DATA SECTION
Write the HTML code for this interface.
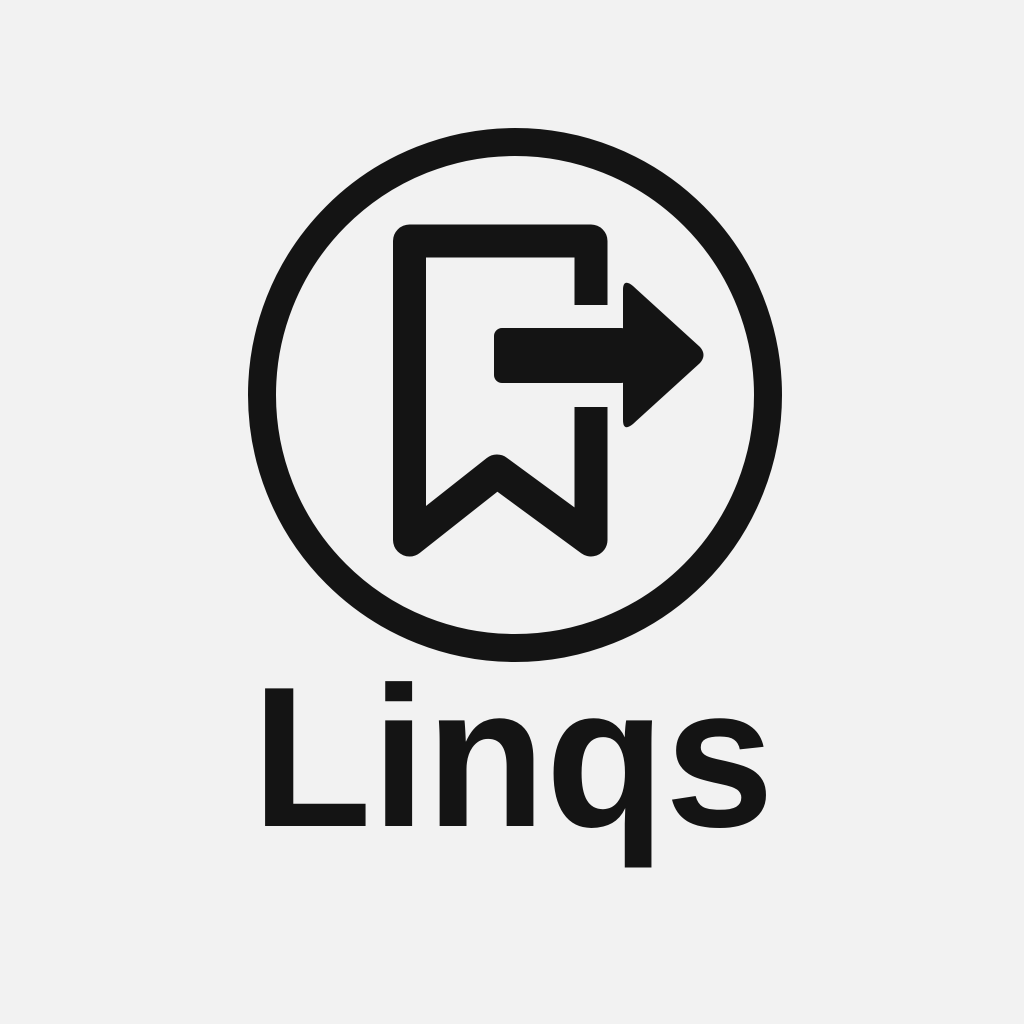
<!DOCTYPE html>
<html><head><meta charset="utf-8"><style>
html,body{margin:0;padding:0;background:#f2f2f2;}
svg{display:block;}
</style></head><body>
<svg width="1024" height="1024" viewBox="0 0 1024 1024" xmlns="http://www.w3.org/2000/svg">
<rect x="0" y="0" width="1024" height="1024" fill="#f2f2f2"/>
<circle cx="515" cy="395" r="253" fill="none" stroke="#141414" stroke-width="28"/>
<path d="M591 305 L591 241 L409.5 241 L409.5 540 L497 471 L591 540 L591 407" fill="none" stroke="#141414" stroke-width="33" stroke-linejoin="round"/>
<path d="M574.5 290 h33 v15 h-33z M574.5 407 h33 v15 h-33z" fill="#141414"/>
<rect x="494" y="328" width="135" height="55" rx="8" fill="#141414"/>
<path d="M623 290 Q623 278 633 286 L700 347 Q707 355 700 363 L633 424 Q623 432 623 420 Z" fill="#141414"/>
<text x="252" y="826" textLength="522" lengthAdjust="spacingAndGlyphs" font-family="Liberation Sans, sans-serif" font-weight="bold" font-size="200" fill="#141414">Linqs</text>
</svg>
</body></html>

REQUIREMENTS
Transcribe the material exactly, keeping every word and none of the pictures.

WRITTEN SOLUTION
Write the HTML code for this interface.
<!DOCTYPE html>
<html><head><meta charset="utf-8"><style>
html,body{margin:0;padding:0;background:#f2f2f2;}
svg{display:block;}
</style></head><body>
<svg width="1024" height="1024" viewBox="0 0 1024 1024" xmlns="http://www.w3.org/2000/svg">
<rect x="0" y="0" width="1024" height="1024" fill="#f2f2f2"/>
<circle cx="515" cy="395" r="253" fill="none" stroke="#141414" stroke-width="28"/>
<path d="M591 305 L591 241 L409.5 241 L409.5 540 L497 471 L591 540 L591 407" fill="none" stroke="#141414" stroke-width="33" stroke-linejoin="round"/>
<path d="M574.5 290 h33 v15 h-33z M574.5 407 h33 v15 h-33z" fill="#141414"/>
<rect x="494" y="328" width="135" height="55" rx="8" fill="#141414"/>
<path d="M623 290 Q623 278 633 286 L700 347 Q707 355 700 363 L633 424 Q623 432 623 420 Z" fill="#141414"/>
<text x="252" y="826" textLength="522" lengthAdjust="spacingAndGlyphs" font-family="Liberation Sans, sans-serif" font-weight="bold" font-size="200" fill="#141414">Linqs</text>
</svg>
</body></html>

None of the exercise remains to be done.